Addressing the impact of taxes, he noted that the increase in indirect taxes VAT and the continuous upping of utility costs, especially electricity, exerted a significant burden on most segments of society: “Not only the poor, but even the middle class are paying a significant amount of their salary as tax and are having an extremely difficult time.”
Although the December festive season usually witnesses a spike in spending habits, Prof. Athukorala stressed that this would not be the case for this year. “Although there is usually higher demand during the festive season, it is unlikely to happen this year. In general, public and private sector workers and daily wage earners are unlikely to be able to spend money for leisure activities this season.”
However, he acknowledged that there was some improvement in income compared to 2022 with the downward slide of the economy coming to a halt, leading to a marginal improvement in purchasing power.

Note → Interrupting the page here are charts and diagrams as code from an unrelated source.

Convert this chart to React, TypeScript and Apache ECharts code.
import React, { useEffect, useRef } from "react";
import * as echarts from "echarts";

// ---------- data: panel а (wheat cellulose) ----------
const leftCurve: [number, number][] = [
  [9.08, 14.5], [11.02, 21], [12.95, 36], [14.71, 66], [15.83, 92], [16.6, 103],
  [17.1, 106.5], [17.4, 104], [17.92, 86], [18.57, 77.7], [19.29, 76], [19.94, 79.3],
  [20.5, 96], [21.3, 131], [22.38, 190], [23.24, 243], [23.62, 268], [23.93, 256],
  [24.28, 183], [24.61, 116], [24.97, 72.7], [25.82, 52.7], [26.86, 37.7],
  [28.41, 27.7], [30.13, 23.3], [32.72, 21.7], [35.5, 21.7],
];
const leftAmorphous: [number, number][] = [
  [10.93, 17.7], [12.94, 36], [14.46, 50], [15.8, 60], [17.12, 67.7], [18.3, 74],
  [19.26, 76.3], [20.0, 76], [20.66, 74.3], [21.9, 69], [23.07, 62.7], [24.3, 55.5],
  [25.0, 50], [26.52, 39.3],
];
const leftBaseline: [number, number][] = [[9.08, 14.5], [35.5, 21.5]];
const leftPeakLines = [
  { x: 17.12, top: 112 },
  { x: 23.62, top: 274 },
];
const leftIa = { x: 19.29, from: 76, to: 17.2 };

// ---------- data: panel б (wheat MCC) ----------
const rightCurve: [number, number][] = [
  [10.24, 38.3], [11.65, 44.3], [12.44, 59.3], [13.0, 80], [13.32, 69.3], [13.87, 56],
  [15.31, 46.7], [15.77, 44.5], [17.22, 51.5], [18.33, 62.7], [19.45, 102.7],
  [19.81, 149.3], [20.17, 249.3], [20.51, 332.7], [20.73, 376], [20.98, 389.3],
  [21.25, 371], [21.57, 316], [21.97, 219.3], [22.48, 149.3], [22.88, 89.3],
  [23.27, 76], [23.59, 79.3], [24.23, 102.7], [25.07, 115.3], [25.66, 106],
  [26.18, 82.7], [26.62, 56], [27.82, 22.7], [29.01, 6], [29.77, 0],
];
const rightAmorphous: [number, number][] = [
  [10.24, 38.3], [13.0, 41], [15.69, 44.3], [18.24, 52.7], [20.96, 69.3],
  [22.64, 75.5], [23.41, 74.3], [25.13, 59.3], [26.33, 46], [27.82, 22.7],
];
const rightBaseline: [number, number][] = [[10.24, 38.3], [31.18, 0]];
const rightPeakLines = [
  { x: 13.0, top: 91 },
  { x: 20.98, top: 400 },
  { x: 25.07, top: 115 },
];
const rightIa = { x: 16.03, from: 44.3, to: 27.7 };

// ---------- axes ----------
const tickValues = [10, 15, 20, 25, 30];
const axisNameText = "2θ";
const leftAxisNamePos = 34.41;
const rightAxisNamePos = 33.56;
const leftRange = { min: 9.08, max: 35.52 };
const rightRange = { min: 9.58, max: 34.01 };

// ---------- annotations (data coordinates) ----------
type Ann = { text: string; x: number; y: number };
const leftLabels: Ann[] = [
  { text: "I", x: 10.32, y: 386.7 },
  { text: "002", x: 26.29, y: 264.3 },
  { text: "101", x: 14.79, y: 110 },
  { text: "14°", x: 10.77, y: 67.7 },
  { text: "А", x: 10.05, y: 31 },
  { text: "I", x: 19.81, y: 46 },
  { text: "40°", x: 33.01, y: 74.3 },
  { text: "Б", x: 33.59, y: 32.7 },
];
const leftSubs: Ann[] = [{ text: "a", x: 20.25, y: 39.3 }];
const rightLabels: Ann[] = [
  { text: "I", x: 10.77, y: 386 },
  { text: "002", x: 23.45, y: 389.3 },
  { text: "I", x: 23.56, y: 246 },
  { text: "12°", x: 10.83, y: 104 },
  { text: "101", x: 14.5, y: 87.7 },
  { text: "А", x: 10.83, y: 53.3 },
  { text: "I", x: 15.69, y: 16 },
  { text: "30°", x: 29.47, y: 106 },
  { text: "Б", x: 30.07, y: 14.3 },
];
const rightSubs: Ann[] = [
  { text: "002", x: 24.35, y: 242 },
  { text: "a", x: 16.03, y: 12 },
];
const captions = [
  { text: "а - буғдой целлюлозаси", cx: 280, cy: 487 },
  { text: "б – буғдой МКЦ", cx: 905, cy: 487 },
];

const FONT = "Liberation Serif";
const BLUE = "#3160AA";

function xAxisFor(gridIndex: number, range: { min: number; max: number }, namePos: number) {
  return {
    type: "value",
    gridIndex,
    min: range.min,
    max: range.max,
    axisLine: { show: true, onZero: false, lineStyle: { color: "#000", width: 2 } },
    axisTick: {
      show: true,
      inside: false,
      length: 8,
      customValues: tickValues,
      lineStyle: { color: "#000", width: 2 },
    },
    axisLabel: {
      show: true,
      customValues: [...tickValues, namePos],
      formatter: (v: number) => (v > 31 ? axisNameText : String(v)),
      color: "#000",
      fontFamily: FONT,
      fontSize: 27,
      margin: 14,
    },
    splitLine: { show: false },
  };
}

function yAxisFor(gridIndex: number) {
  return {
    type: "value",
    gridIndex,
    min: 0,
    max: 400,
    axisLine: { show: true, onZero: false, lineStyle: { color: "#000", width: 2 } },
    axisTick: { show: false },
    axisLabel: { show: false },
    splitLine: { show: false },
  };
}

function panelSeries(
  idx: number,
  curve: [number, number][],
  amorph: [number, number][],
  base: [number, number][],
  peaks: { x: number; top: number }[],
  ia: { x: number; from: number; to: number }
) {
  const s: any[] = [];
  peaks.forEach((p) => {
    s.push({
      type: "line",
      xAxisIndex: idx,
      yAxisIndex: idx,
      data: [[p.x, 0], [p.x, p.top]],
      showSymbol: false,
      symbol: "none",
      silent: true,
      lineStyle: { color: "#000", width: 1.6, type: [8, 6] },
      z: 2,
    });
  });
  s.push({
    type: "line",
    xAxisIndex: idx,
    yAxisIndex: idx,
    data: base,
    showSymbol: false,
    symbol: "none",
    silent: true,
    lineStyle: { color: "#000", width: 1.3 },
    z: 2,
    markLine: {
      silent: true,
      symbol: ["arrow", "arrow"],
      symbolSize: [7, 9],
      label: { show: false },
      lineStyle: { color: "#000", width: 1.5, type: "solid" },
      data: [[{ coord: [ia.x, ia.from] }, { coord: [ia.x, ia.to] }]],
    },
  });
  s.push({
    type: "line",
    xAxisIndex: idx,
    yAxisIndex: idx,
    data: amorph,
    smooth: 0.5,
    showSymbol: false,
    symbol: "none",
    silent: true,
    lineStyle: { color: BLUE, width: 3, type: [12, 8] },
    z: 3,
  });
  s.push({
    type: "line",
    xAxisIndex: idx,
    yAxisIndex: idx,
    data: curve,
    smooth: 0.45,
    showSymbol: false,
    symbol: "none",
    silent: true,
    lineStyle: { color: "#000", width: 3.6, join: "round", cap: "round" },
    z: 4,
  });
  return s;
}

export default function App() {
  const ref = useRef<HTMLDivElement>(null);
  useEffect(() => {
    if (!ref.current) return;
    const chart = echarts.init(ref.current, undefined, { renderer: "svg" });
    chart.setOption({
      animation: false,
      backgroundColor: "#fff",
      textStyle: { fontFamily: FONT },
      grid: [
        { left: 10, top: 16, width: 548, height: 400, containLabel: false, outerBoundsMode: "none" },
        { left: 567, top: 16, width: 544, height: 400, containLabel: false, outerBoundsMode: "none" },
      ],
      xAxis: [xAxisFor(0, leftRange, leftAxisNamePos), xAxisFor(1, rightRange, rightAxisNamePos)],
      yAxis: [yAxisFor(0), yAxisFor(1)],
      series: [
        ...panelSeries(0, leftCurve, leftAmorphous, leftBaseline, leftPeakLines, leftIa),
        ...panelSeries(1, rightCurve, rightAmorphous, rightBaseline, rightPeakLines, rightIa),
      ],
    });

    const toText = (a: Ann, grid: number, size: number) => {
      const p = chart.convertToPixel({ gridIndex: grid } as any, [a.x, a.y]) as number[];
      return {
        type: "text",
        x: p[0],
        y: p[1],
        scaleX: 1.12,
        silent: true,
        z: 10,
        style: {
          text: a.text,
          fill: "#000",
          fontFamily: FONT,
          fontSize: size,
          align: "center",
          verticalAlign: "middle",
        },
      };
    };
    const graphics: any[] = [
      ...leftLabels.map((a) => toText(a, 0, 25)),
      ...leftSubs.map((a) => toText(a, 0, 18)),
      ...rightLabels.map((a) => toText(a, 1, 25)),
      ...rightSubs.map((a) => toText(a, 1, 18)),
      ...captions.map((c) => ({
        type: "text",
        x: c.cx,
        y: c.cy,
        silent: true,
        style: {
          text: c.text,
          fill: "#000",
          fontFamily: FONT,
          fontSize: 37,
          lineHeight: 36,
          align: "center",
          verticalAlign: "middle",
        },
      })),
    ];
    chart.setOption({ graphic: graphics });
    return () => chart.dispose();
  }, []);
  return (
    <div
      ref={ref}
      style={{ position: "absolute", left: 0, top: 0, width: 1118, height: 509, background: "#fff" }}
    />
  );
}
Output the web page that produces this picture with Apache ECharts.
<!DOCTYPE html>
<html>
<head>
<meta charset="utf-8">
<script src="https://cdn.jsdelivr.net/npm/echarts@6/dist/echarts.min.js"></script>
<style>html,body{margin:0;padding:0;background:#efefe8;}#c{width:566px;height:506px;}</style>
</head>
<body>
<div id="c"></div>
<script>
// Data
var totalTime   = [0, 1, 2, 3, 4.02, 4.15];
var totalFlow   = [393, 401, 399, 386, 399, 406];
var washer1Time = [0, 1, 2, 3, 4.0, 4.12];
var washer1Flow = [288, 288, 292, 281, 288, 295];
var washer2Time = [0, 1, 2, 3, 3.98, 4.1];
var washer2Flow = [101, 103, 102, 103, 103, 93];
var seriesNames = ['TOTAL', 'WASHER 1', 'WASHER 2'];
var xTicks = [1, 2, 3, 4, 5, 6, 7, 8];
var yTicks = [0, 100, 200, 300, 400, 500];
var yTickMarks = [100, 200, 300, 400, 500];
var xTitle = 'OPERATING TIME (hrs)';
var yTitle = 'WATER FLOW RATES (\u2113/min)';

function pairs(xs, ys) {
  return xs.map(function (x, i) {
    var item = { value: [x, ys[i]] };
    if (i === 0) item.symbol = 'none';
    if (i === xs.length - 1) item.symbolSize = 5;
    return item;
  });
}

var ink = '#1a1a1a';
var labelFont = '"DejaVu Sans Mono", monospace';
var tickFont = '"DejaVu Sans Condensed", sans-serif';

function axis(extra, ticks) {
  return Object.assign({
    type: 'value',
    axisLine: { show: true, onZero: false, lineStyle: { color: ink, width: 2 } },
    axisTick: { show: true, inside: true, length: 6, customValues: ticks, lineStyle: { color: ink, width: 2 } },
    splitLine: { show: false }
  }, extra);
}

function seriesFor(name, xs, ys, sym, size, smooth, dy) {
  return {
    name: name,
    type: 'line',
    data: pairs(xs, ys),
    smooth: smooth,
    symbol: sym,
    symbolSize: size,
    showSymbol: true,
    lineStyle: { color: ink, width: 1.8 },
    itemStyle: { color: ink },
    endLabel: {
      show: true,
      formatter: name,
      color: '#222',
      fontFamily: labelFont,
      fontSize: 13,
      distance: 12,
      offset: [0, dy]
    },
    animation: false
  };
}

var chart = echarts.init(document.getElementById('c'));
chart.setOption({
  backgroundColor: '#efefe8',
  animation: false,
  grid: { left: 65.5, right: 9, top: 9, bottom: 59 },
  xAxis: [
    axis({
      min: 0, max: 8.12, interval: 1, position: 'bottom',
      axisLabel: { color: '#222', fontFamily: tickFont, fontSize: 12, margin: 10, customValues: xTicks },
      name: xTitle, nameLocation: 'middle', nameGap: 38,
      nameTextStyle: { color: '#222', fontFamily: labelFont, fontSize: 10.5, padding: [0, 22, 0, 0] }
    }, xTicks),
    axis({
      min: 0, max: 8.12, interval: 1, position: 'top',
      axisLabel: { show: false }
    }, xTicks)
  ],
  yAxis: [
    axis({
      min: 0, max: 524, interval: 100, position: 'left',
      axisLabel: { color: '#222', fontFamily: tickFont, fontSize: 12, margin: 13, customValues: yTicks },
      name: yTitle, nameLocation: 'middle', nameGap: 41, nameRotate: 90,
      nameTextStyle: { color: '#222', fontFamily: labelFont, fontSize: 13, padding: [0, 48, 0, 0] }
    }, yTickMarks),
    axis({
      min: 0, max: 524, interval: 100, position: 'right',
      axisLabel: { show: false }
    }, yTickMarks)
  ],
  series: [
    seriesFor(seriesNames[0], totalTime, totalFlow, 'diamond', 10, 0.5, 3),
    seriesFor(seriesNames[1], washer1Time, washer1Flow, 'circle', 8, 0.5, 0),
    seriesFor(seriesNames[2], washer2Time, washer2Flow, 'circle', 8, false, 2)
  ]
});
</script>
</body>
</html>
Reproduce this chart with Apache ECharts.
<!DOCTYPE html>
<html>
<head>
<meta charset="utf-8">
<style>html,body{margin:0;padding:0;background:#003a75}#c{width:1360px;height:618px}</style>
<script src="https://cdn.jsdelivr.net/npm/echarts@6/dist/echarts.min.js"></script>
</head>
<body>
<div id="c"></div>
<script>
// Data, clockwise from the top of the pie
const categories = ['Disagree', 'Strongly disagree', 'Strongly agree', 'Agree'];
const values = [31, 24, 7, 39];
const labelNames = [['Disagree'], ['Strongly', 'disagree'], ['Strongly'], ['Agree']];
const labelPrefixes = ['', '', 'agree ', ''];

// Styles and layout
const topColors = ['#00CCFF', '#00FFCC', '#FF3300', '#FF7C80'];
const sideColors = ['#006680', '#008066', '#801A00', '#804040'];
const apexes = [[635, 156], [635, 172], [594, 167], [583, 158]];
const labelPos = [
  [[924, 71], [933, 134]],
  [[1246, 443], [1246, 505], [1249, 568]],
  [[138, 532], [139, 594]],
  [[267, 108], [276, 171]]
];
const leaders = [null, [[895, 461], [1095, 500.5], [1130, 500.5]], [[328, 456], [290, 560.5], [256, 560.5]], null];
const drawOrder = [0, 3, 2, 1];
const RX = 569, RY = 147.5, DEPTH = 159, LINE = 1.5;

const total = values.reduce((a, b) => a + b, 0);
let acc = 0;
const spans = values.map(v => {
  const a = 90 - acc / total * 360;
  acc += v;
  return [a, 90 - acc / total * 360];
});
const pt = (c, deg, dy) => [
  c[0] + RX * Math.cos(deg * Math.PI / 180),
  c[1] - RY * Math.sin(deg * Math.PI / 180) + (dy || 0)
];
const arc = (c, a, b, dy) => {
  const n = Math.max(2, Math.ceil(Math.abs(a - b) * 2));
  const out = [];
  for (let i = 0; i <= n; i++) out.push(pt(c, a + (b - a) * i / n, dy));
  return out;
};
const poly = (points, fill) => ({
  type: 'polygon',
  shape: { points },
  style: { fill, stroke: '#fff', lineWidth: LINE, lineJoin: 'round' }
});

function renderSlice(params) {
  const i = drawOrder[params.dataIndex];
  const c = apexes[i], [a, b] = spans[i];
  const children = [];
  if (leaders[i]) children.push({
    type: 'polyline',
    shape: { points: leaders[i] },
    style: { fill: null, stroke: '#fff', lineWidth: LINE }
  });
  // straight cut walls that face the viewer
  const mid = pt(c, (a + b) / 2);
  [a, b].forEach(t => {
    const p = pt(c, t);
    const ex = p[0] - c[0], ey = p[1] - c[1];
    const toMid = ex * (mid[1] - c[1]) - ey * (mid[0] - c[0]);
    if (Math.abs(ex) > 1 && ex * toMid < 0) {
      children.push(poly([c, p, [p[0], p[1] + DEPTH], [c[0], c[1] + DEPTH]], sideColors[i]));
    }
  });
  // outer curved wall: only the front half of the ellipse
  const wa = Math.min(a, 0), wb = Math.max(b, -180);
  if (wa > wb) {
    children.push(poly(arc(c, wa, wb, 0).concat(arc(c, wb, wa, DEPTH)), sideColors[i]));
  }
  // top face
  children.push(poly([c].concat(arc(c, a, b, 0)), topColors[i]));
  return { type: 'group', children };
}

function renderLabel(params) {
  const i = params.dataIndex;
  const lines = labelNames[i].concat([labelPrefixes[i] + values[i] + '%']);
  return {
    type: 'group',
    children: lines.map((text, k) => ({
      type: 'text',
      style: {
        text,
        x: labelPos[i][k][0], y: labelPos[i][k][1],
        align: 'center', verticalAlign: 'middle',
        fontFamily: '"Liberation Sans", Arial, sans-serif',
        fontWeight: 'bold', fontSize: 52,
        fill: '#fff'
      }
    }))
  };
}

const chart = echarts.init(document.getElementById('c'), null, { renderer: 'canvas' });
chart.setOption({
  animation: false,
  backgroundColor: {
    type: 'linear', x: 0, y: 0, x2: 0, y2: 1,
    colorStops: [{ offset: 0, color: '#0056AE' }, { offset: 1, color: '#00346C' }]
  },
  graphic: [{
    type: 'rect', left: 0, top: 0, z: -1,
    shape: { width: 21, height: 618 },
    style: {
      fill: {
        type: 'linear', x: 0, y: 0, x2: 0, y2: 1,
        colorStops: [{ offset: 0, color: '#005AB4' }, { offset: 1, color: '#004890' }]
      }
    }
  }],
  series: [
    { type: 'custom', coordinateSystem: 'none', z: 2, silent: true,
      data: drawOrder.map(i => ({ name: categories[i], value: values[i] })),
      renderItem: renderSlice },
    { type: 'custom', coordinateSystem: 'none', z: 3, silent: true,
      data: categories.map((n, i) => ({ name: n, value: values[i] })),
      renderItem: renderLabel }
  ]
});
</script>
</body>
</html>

While this was not up to the anticipated standards of growth, growth was nevertheless slowly unfolding, he noted.
Prof. Athukorala too opined that retail would not see a marked improvement for the season. “Retailers across the country report that people have less income and are not purchasing as much, only trying to manage with what they have. When considering consumer behaviour, it can be seen that they have significantly decreased their purchases. For instance, those shopping at smaller retail stores purchase smaller quantities of goods than before. Therefore, we can’t expect a big change.”
“GDP has shown negative growth over the last two quarters. This is an indicator that that income is decreasing. Under such circumstances, people’s ability to purchase becomes weaker,” he pointed out, stressing that festive purchases would not see an uptick this year.
“In previous years, people even obtained loans to spend for the festival season, since they knew they would be able to repay it. However, people are unable to obtain loans now, since they may have already taken out loans or face difficulties in repaying loans given the economic circumstances.”